Failing that, I really don't think video adjust registers could have
> cost that much. So you've a horizontal register and a vertical
> register, each capable of taking values in the range 0 to 7 and will
> offset the pixel output by that amount on the screen. They're timing
> delays on the video output, essentially, but they buy you up to 8
> frames of scrolling with very limited redraw costs, and that gives you
> enough time to prepare the next major offset on a secondary screen. If
> memory serves, you get a similar thing for free in the 6845 that
> appears in the BBC, Amstrad and VGA adaptors.
>
> What's the advantage over the writable screen-address idea? As far as I can
see that involves more hardware and is way more complex to code for.


As stated, this is an alternative idea, that occurs in the situation where
the screen address can't be made editable for some other reason. There's no
programmatic advantage to it, but it shifts the burden to the hardware on
the other side of the analogue conversion, giving different options for
where you can fit it into the silicon budget.
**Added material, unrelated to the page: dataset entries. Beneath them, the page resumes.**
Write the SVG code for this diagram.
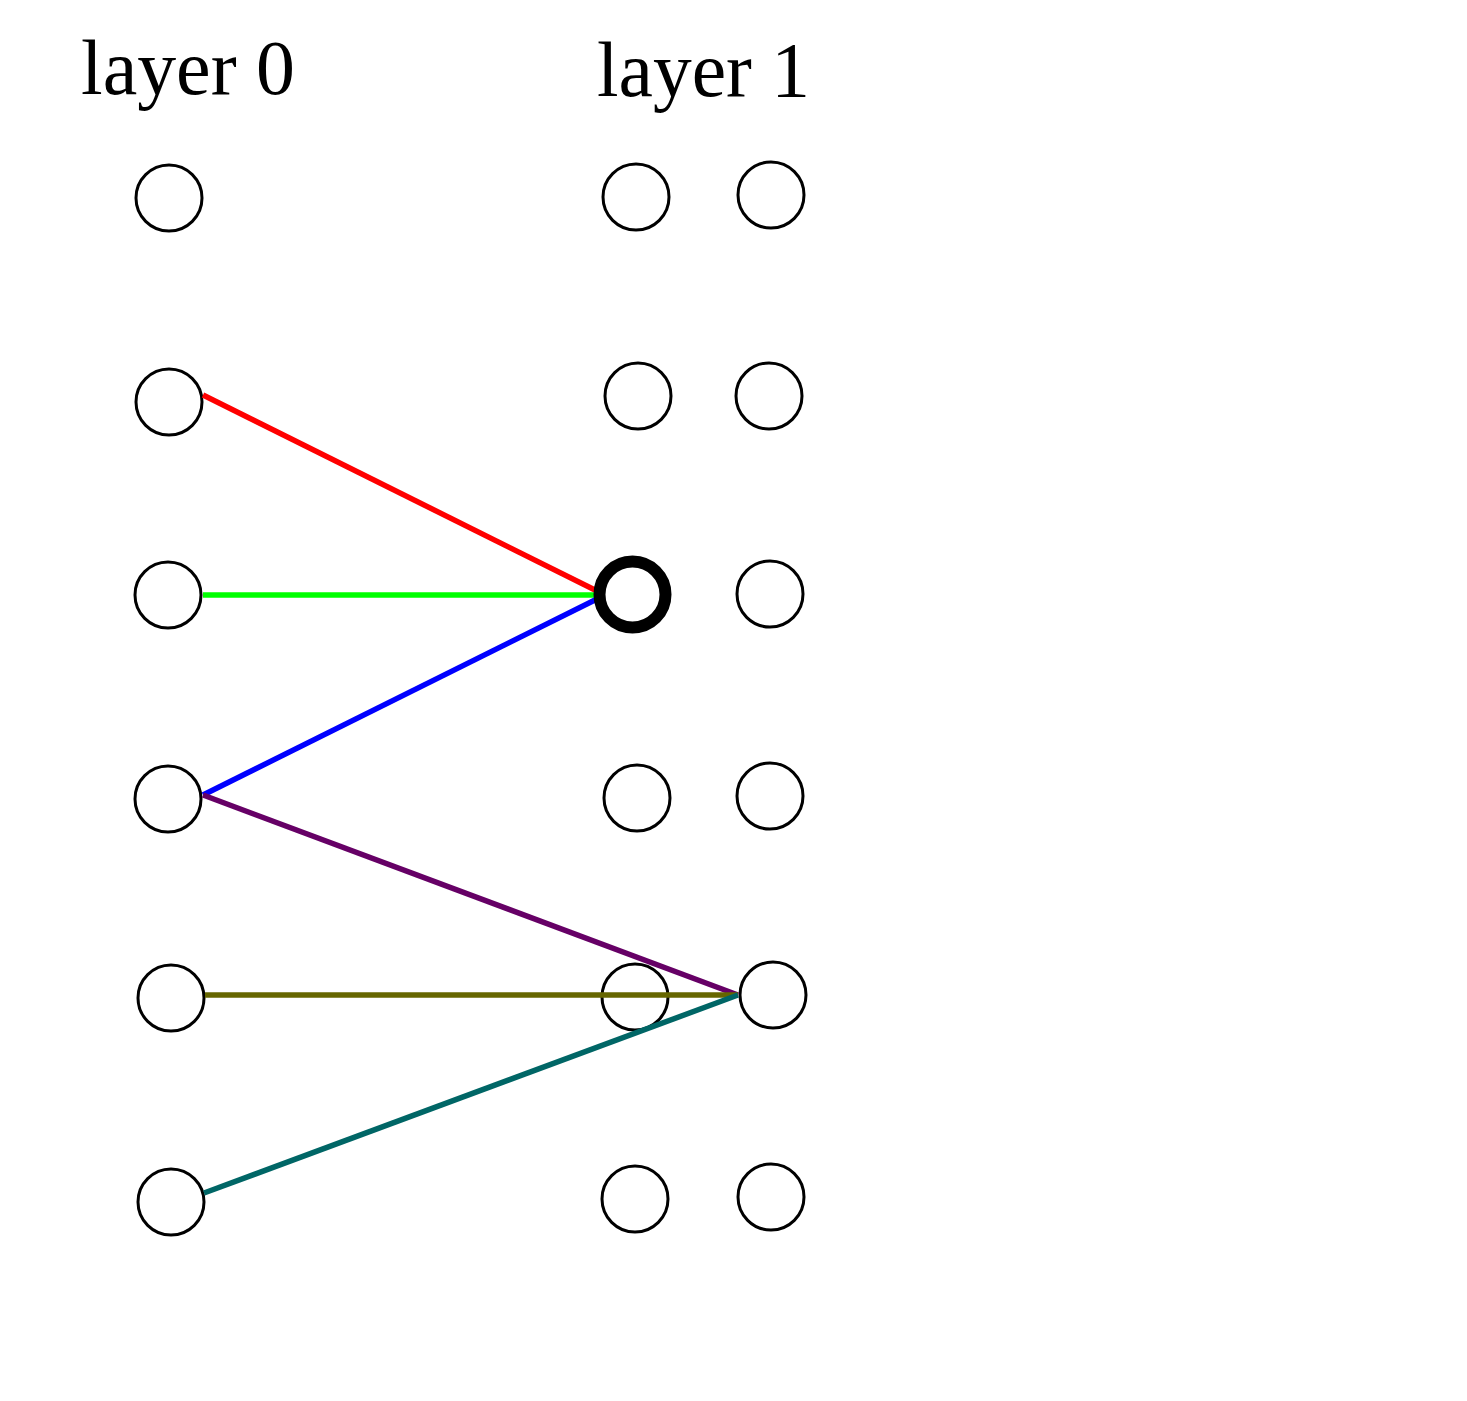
<svg xmlns="http://www.w3.org/2000/svg" width="1467" height="1401" viewBox="0 0 1467 1401">
<style>
.n{fill:#fff;stroke:#000;stroke-width:3}
.t{font-family:"Liberation Serif","DejaVu Serif",serif;font-size:78px;fill:#000}
.e{stroke-width:5.5;fill:none}
</style>
<rect width="1467" height="1401" fill="#fff"/>
<text class="t" x="81" y="94" textLength="214" lengthAdjust="spacingAndGlyphs">layer 0</text>
<text class="t" x="597" y="96" textLength="213" lengthAdjust="spacingAndGlyphs">layer 1</text>
<g id="l0">
<circle id="a0" class="n" cx="169" cy="198" r="33"/>
<circle id="a1" class="n" cx="169" cy="402" r="33"/>
<circle id="a2" class="n" cx="168" cy="595" r="33"/>
<circle id="a3" class="n" cx="168" cy="799" r="33"/>
<circle id="a4" class="n" cx="171" cy="998" r="33"/>
<circle id="a5" class="n" cx="171" cy="1202" r="33"/>
</g>
<g id="l1a">
<circle id="b0" class="n" cx="636" cy="197" r="33"/>
<circle id="b1" class="n" cx="638" cy="396" r="33"/>
<circle id="b3" class="n" cx="637" cy="798" r="33"/>
<circle id="b4" class="n" cx="635" cy="997" r="33"/>
<circle id="b5" class="n" cx="635" cy="1199" r="33"/>
</g>
<g id="l1b">
<circle id="c0" class="n" cx="771" cy="195" r="33"/>
<circle id="c1" class="n" cx="769" cy="396" r="33"/>
<circle id="c2" class="n" cx="770" cy="594" r="33"/>
<circle id="c3" class="n" cx="770" cy="796" r="33"/>
<circle id="c4" class="n" cx="773" cy="995" r="33"/>
<circle id="c5" class="n" cx="771" cy="1197" r="33"/>
</g>
<g id="edges">
<line class="e" stroke="#ff0000" x1="203" y1="395" x2="601" y2="593"/>
<line class="e" stroke="#00ff00" x1="203" y1="595" x2="603" y2="595"/>
<line class="e" stroke="#0000ff" x1="203" y1="795" x2="601" y2="597"/>
<line class="e" stroke="#660066" x1="203" y1="795" x2="738" y2="995"/>
<line class="e" stroke="#666600" x1="205" y1="995" x2="738" y2="995"/>
<line class="e" stroke="#006666" x1="204" y1="1193" x2="738" y2="995"/>
</g>
<g id="b2">
<circle class="n" cx="632.5" cy="594.5" r="33" style="stroke-width:12"/>
</g>
</svg>
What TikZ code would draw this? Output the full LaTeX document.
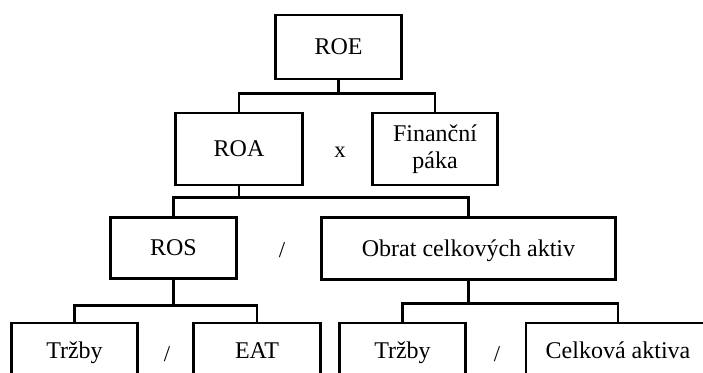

It's only really useful in mode 4 if you need pixel-by-pixel horizontal
scrolling. I guess it's useful on the Beeb (and indeed in Sam Mode 2)
because there are 4-colour (and 2-colour) modes so byte-by-byte would be 8
pixels at a time. But Mode 2 is just such a horrible hack I pretend it
doesn't exist :)


Horizontal or vertical, and it (or any of the other options discussed in
this thread) would have made the vast majority of early-1990s games
implementable on the Sam, making it a better market proposition and hence
likely increasing sales by some percentage. Other market factors would have
been the same, but I'm sure MGT would have found even, e.g. a 20% increase
in sales to be useful.

Plus, you know, we'd all have been able to play Strider. For definite.